Parlamentares do partido governista e da oposição partilham uma prática controversa: a de destinar dinheiro do orçamento federal para organizações não-governamentais, instituições de ensino, empresas e associações comunitárias onde suas esposas, filhos e parentes próximos exercem atividade remunerada como funcionários, lobistas ou dirigentes. A revelação foi feita depois que jornalistas examinaram detalhadamente documentos do Congresso que registram valores “marcados” por parlamentares para destinação específica.
A investigação jornalística cobriu um período de dez anos, nos quais também se descobriu que 50 congressistas ajudaram a direcionar verbas públicas para melhorar cidades e bairros onde possuem residência ou interesses comerciais.
Um senador foi relacionado à liberação uma verba vultosa destinada à recuperação urbana do bairro onde fica um imóvel comercial de sua propriedade. Outro parlamentar usou dinheiro público para mandar recuperar a praia perto de sua casa de veraneio e outro providenciou a verba para construir uma ciclovia a poucos passos de sua residência particular.
Conhecimento público
A mistura entre projetos públicos para atender interesses privados tem sido muito discutida entre os legisladores, mas a preocupação principal dos sistemas de controle se refere ao favorecimento dos doadores de campanhas eleitorais.
O direcionamento de frações orçamentárias para projetos de interesse direto dos parlamentares não costuma chamar a atenção da imprensa ou dos órgãos de controle.
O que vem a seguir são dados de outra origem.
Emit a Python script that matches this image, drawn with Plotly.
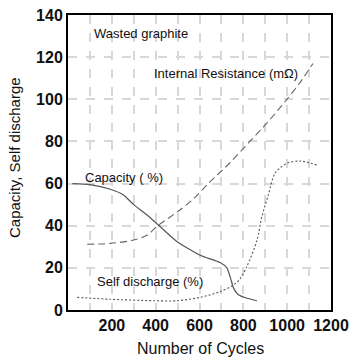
import plotly.graph_objects as go

# Capacity (%)
cap_x = [20, 100, 193, 253, 300, 362, 421, 498, 603, 694, 725, 742, 755, 775, 810, 862]
cap_y = [60, 59.5, 57.3, 54.6, 50, 45, 39.5, 32.4, 26, 22.5, 20, 15, 10.5, 7.5, 5.8, 4.4]

# Internal resistance (mOhm)
ir_x = [87, 193, 300, 362, 410, 498, 570, 640, 740, 830, 910, 999, 1059, 1118]
ir_y = [31.2, 31.6, 33.2, 35.6, 40, 46.5, 52.5, 60, 70, 80, 89, 100, 108, 117]

# Self discharge (%)
sd_x = [42, 193, 390, 498, 603, 694, 755, 785, 816, 862, 884, 915, 945, 998, 1059, 1135]
sd_y = [6, 5.1, 4.4, 4.4, 6, 8.7, 11.9, 14.8, 20.6, 33, 44, 55, 65, 69.6, 70.7, 68.8]

x_tickvals = [100, 200, 300, 400, 500, 600, 700, 800, 900, 1000, 1100, 1200]
x_ticktext = ["", "200", "", "400", "", "600", "", "800", "", "1000", "", "1200"]
y_tickvals = [0, 20, 40, 60, 80, 100, 120, 140]

FONT = "Liberation Sans, Arial, sans-serif"

# plot area in pixels: left 68, right 331, top 15, bottom 310
PL, PR, PT, PB = 68, 331, 15, 310


def px2paper(px, py):
    return (px - PL) / (PR - PL), (PB - py) / (PB - PT)


fig = go.Figure()
fig.add_trace(go.Scatter(x=cap_x, y=cap_y, mode="lines", line=dict(color="#555555", width=1.2, shape="spline", smoothing=0.6), name="Capacity"))
fig.add_trace(go.Scatter(x=ir_x, y=ir_y, mode="lines", line=dict(color="#666666", width=1.1, dash="7px,4px", shape="spline", smoothing=0.8), name="Internal Resistance"))
fig.add_trace(go.Scatter(x=sd_x, y=sd_y, mode="lines", line=dict(color="#555555", width=1.1, dash="2px,2px", shape="spline", smoothing=0.8), name="Self discharge"))

annots = [
    ("Wasted graphite", 92, 33),
    ("Internal Resistance (m\u03a9)", 152, 74),
    ("Capacity ( %)", 83, 177),
    ("Self discharge (%)", 95, 281),
]
for text, px, py in annots:
    ax, ay = px2paper(px, py)
    fig.add_annotation(text=text, xref="paper", yref="paper", x=ax, y=ay,
                       xanchor="left", yanchor="middle", showarrow=False,
                       font=dict(family=FONT, size=13, color="#111111"))

# axis titles
tx, ty = px2paper(200, 348)
fig.add_annotation(text="Number of Cycles", xref="paper", yref="paper", x=tx, y=ty,
                   xanchor="center", yanchor="middle", showarrow=False,
                   font=dict(family=FONT, size=16, color="#111111"))
tx, ty = px2paper(14, 158)
fig.add_annotation(text="Capacity, Self discharge", xref="paper", yref="paper", x=tx, y=ty,
                   xanchor="center", yanchor="middle", showarrow=False, textangle=-90,
                   font=dict(family=FONT, size=15, color="#111111"))

fig.update_layout(
    width=356, height=360,
    margin=dict(l=PL, r=356 - PR, t=PT, b=360 - PB),
    paper_bgcolor="white", plot_bgcolor="white",
    showlegend=False,
    font=dict(family=FONT, color="#111111"),
)
fig.update_xaxes(
    range=[0, 1200], tickvals=x_tickvals, ticktext=x_ticktext,
    tickfont=dict(family=FONT, size=16, color="#111111", weight="bold"),
    showgrid=True, gridcolor="#d8d8d8", gridwidth=1.5, griddash="dash",
    showline=True, linecolor="black", linewidth=2, mirror=True,
    ticks="", zeroline=False, automargin=False,
)
fig.update_yaxes(
    range=[0, 140], tickvals=y_tickvals,
    tickfont=dict(family=FONT, size=16, color="#111111", weight="bold"),
    showgrid=True, gridcolor="#d8d8d8", gridwidth=1.5, griddash="dash",
    showline=True, linecolor="black", linewidth=2, mirror=True,
    ticks="", zeroline=False, automargin=False,
)

fig.write_html("out.html", config={"displayModeBar": False},
               post_script="document.body.style.margin='0';document.body.style.overflow='hidden';")
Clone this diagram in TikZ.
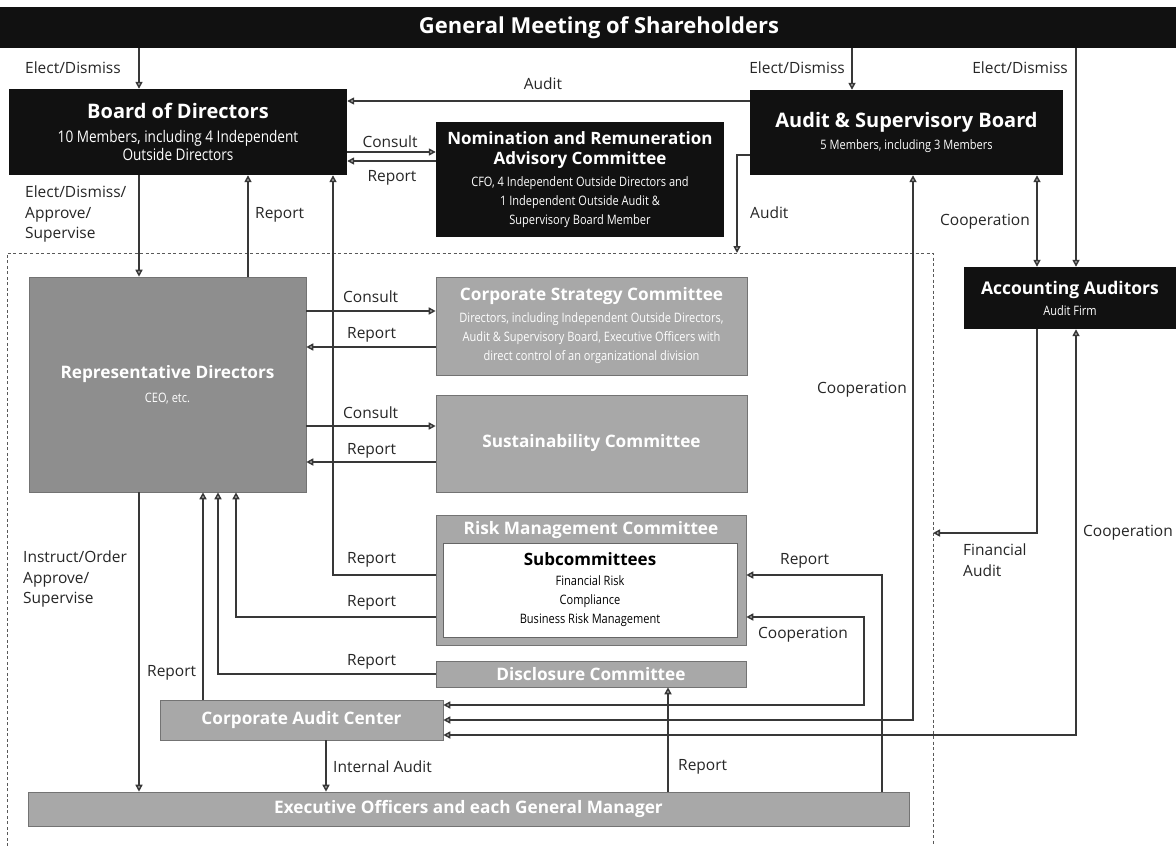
\documentclass[tikz,border=0pt]{standalone}
\usepackage{fontspec}
\setmainfont{Open Sans}
\newfontfamily\condfont[FakeStretch=0.85]{Open Sans}
\usetikzlibrary{arrows.meta}
\definecolor{boxblack}{HTML}{111111}
\definecolor{grayA}{HTML}{8E8E8E}
\definecolor{grayB}{HTML}{A8A8A8}
\definecolor{lineC}{HTML}{383838}
\newcommand\ttlfont{\fontsize{20}{22}\selectfont\bfseries}
\newcommand\gttlfont{\fontsize{17.2}{21}\selectfont\bfseries}
\newcommand\mysubfont{\condfont\fontsize{13}{18}\selectfont}
\newcommand\bigsubfont{\condfont\fontsize{16}{18}\selectfont}
\tikzset{
  bbox/.style={fill=boxblack, text=white, inner sep=0pt, align=center},
  gbox/.style={fill=grayB, draw=black!55, line width=0.6pt, text=white, inner sep=0pt, align=center},
  arr/.style={draw=lineC, line width=1.6pt, -{Triangle[open,length=7pt,width=7pt]}},
  darr/.style={draw=lineC, line width=1.6pt, {Triangle[open,length=7pt,width=7pt]}-{Triangle[open,length=7pt,width=7pt]}},
  lbl/.style={font=\fontsize{15.5}{20.5}\selectfont, text=black!85, inner sep=0pt, align=left},
  dashbox/.style={draw=black!65, line width=0.8pt, dash pattern=on 3pt off 2.5pt},
}
\begin{document}
\begin{tikzpicture}[x=1pt,y=-1pt]
\useasboundingbox (0,0) rectangle (1176,846);
\fill[white] (0,0) rectangle (1176,846);

% helper coordinates
\foreach \xx in {139,248,333,852,1076,1037,913,203,218,236,326,668,882,864}{\coordinate (X\xx) at (\xx,0);}
\foreach \yy in {101,152,161,155,311,347,426,462,575,617,705,720,735}{\coordinate (Y\yy) at (0,\yy);}
\coordinate (dtop) at (737,253);
\coordinate (dright) at (933,533);

% dashed region
\draw[dashbox] (7,846) -- (7,253) -- (933,253) -- (933,846);

% boxes
\node[bbox, minimum width=1176pt, minimum height=41pt] (gm) at (588,27.5)
  {\hspace*{22pt}\fontsize{22}{24}\selectfont\bfseries General Meeting of Shareholders};
\node[bbox, font=\fontsize{12}{18}\selectfont, minimum width=338pt, minimum height=86pt] (board) at (178,132)
  {\ttlfont Board of Directors\\[6pt]\bigsubfont 10 Members, including 4 Independent\\\bigsubfont Outside Directors};
\node[bbox, font=\fontsize{12}{19}\selectfont, minimum width=288pt, minimum height=115pt] (nrac) at (580,179.5)
  {\fontsize{17}{20}\selectfont\bfseries Nomination and Remuneration\\[1pt]\fontsize{17}{20}\selectfont\bfseries Advisory Committee\\[3pt]\mysubfont CFO, 4 Independent Outside Directors and\\\mysubfont 1 Independent Outside Audit \&\\\mysubfont Supervisory Board Member};
\node[bbox, font=\fontsize{12}{18}\selectfont, minimum width=313pt, minimum height=85pt] (asb) at (906.5,132.5)
  {\ttlfont Audit \& Supervisory Board\\[4pt]\mysubfont 5 Members, including 3 Members};
\node[bbox, font=\fontsize{12}{18}\selectfont, minimum width=212pt, minimum height=62pt] (aa) at (1070,298)
  {\fontsize{17.5}{20}\selectfont\bfseries Accounting Auditors\\[3pt]\mysubfont Audit Firm};

\node[gbox, fill=grayA, font=\fontsize{12}{19}\selectfont, minimum width=277pt, minimum height=215pt] (rep) at (167.5,384.5)
  {\gttlfont Representative Directors\\[5pt]\mysubfont CEO, etc.};
\node[gbox, font=\fontsize{12}{19}\selectfont, minimum width=311pt, minimum height=98pt] (csc) at (591.5,326)
  {\gttlfont Corporate Strategy Committee\\[3pt]\mysubfont Directors, including Independent Outside Directors,\\\mysubfont Audit \& Supervisory Board, Executive Officers with\\\mysubfont direct control of an organizational division};
\node[gbox, minimum width=311pt, minimum height=97pt] (sust) at (591.5,443.5)
  {\gttlfont Sustainability Committee};
\node[gbox, minimum width=310pt, minimum height=130pt] (risk) at (591,580) {};
\node[inner sep=0pt, text=white, font=\gttlfont] (risktitle) at (591,530) {Risk Management Committee};
\node[fill=white, draw=black!60, line width=0.6pt, minimum width=294pt, minimum height=94pt, inner sep=0pt, align=center, font=\fontsize{12}{19}\selectfont] (subc) at (590,590)
  {\fontsize{17}{20}\selectfont\bfseries Subcommittees\\[1pt]\mysubfont Financial Risk\\\mysubfont Compliance\\\mysubfont Business Risk Management};
\node[gbox, minimum width=310pt, minimum height=26pt] (disc) at (591,674)
  {\gttlfont Disclosure Committee};
\node[gbox, minimum width=283pt, minimum height=40pt] (cac) at (301.5,720)
  {\gttlfont Corporate Audit Center};
\node[gbox, minimum width=881pt, minimum height=34pt] (exec) at (468.5,809)
  {\gttlfont Executive Officers and each General Manager};

% connectors
\draw[arr] (gm.south -| X139) -- (board.north -| X139);
\draw[arr] (gm.south -| X852) -- (asb.north -| X852);
\draw[arr] (gm.south -| X1076) -- (aa.north -| X1076);
\draw[arr] (asb.west |- Y101) -- (board.east |- Y101);
\draw[arr] (board.east |- Y152) -- (nrac.west |- Y152);
\draw[arr] (nrac.west |- Y161) -- (board.east |- Y161);
\draw[arr] (asb.west |- Y155) -| (dtop);
\draw[darr] (asb.south -| X1037) -- (aa.north -| X1037);
\draw[arr] (board.south -| X139) -- (rep.north -| X139);
\draw[arr] (rep.north -| X248) -- (board.south -| X248);
\draw[arr] (rep.east |- Y311) -- (csc.west |- Y311);
\draw[arr] (csc.west |- Y347) -- (rep.east |- Y347);
\draw[arr] (rep.east |- Y426) -- (sust.west |- Y426);
\draw[arr] (sust.west |- Y462) -- (rep.east |- Y462);
\draw[arr] (risk.west |- Y575) -| (board.south -| X333);
\draw[arr] (risk.west |- Y617) -| (rep.south -| X236);
\draw[arr] (disc.west) -| (rep.south -| X218);
\draw[arr] (cac.north -| X203) -- (rep.south -| X203);
\draw[arr] (rep.south -| X139) -- (exec.north -| X139);
\draw[arr] (cac.south -| X326) -- (exec.north -| X326);
\draw[arr] (exec.north -| X668) -- (disc.south -| X668);
\draw[arr] (exec.north -| X882) |- (risk.east |- Y575);
\draw[darr] (risk.east |- Y617) -| (X864 |- Y705) -- (cac.east |- Y705);
\draw[darr] (asb.south -| X913) |- (cac.east |- Y720);
\draw[darr] (aa.south -| X1076) |- (cac.east |- Y735);
\draw[arr] (aa.south -| X1037) |- (dright);

% labels
\node[lbl, anchor=west] (l1) at (25,68) {Elect/Dismiss};
\node[lbl] (l2) at (543,84) {Audit};
\node[lbl, anchor=east] (l3) at (845,68) {Elect/Dismiss};
\node[lbl, anchor=east] (l4) at (1068,68) {Elect/Dismiss};
\node[lbl] (l5) at (390,142) {Consult};
\node[lbl] (l6) at (392,178) {Report};
\node[lbl, anchor=north west] (l7) at (25,186) {Elect/Dismiss/\\Approve/\\Supervise};
\node[lbl, anchor=west] (l8) at (255,215) {Report};
\node[lbl, anchor=west] (l9) at (750,213) {Audit};
\node[lbl, anchor=east] (l10) at (1030,222) {Cooperation};
\node[lbl, anchor=west] (l11) at (343,297) {Consult};
\node[lbl, anchor=west] (l12) at (347,335) {Report};
\node[lbl, anchor=west] (l13) at (343,413) {Consult};
\node[lbl, anchor=west] (l14) at (347,451) {Report};
\node[lbl, anchor=east] (l15) at (907,390) {Cooperation};
\node[lbl, anchor=north west] (l16) at (963,544) {Financial\\Audit};
\node[lbl, anchor=west] (l17) at (1083,533) {Cooperation};
\node[lbl, anchor=west] (l18) at (347,560) {Report};
\node[lbl, anchor=west] (l19) at (347,603) {Report};
\node[lbl, anchor=west] (l20) at (347,662) {Report};
\node[lbl, anchor=west] (l21) at (780,561) {Report};
\node[lbl, anchor=west] (l22) at (758,635) {Cooperation};
\node[lbl, anchor=north west] (l23) at (23,551) {Instruct/Order\\Approve/\\Supervise};
\node[lbl, anchor=west] (l24) at (147,673) {Report};
\node[lbl, anchor=west] (l25) at (333,767) {Internal Audit};
\node[lbl, anchor=west] (l26) at (678,767) {Report};
\end{tikzpicture}
\end{document}
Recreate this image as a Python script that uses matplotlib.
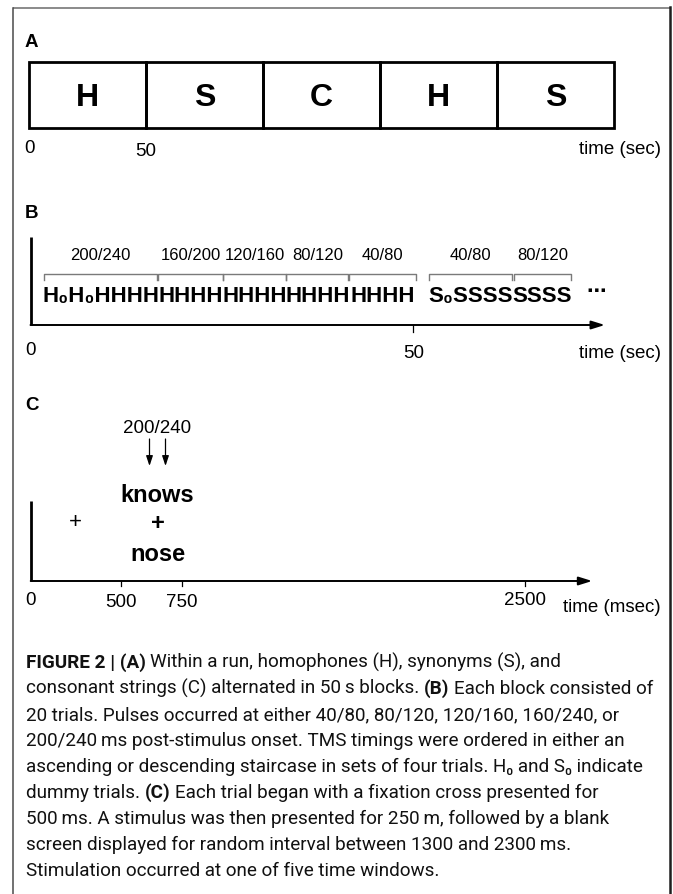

No entanto, não se trata de prática ilegal: pelas regras internas de funcionamento do Legislativo, tais iniciativas são legais e feitas abertamente.
O que ocorre, segundo a reportagem, é que os valores específicos, relativamente pequenos em relação aos grandes volumes do orçamento federal, acabam dissimulados nas prestações de contas, porque os congressistas não são obrigados a informar onde possuem seus imóveis, os locais onde têm interesse particular, nem os empregos e atividades de suas esposas, filhos e parentes próximos.
Além disso, eles podem abrigar seus patrimônios sob os nomes de empresas administradoras, cujos controladores não precisam obrigatoriamente ser de conhecimento público. Sob o manto de sociedades anônimas podem ser dissimulados muitos interesses particulares.
Direito de defesa
A revelação poderia ser acrescentada ao extenso rol das falcatruas creditadas a deputados e senadores no Brasil. Acontece que essa reportagem foi publicada na quarta-feira (8/2) pelo jornal americano The Washington Post em sua edição digital, e se refere ao Congresso dos Estados Unidos.
Segundo o jornal, essa revelação vem a público num momento delicado para os parlamentares americanos: uma nova pesquisa realizada pelo Post indica que o Congresso dos Estados Unidos tem a aprovação de apenas 13% dos entrevistados – um dos índices mais baixos de sua história.
A reportagem também revela que as notícias sobre desvios de conduta de parlamentares, ainda que abrigadas sob as falhas da lei, têm estimulado debates sobre os sistemas de controle das verbas sob responsabilidade direta e individual dos congressistas.
O longo texto, contendo detalhes sobre alguns dos casos mais evidentes de autofavorecimento, é ilustrado por infográficos nos quais são identificados os autores das emendas, os lugares favorecidos e a coincidência das obras com seus interesses particulares. O leitor também pode se informar por meio de vídeos panorâmicos mostrando alguns desses lugares. Além disso, tem acesso a uma galeria com fotografias, nomes e perfis de cinquenta congressistas republicanos e democratas que destinaram verbas públicas para interesses privados.
Como exemplo, pode-se notar que a deputada Nancy Pelosi, líder do Partido Republicano, ajudou a direcionar US$ 50 milhões para um projeto de transporte público em São Francisco, na Califórnia, promovendo diretamente a valorização de um edifício comercial de propriedade de seu marido. O quadro inclui, logo abaixo da denúncia, a defesa oficial de cada parlamentar acusado.
O leitor brasileiro, habituado a reportagens escandalosas, parciais e pouco abrangentes sobre desvios de dinheiro público no Brasil, certamente ficaria surpreso com o cuidado do trabalho apresentado pelo Washington Post. Sem pressa e com a cautela de ouvir detalhadamente as justificativas de cada um dos acusados, o jornal provocou movimentações no Congresso americano, que discute formas de melhorar o controle do orçamento, por seu mero interesse no assunto, ainda antes de publicada a reportagem.
Jornalistas brasileiros que tenham vontade de conhecer como se faz uma investigação desse tipo podem encontrar o texto em inglês, em cinco capítulos, mais anexos, fotografias e vídeos, no site do jornal.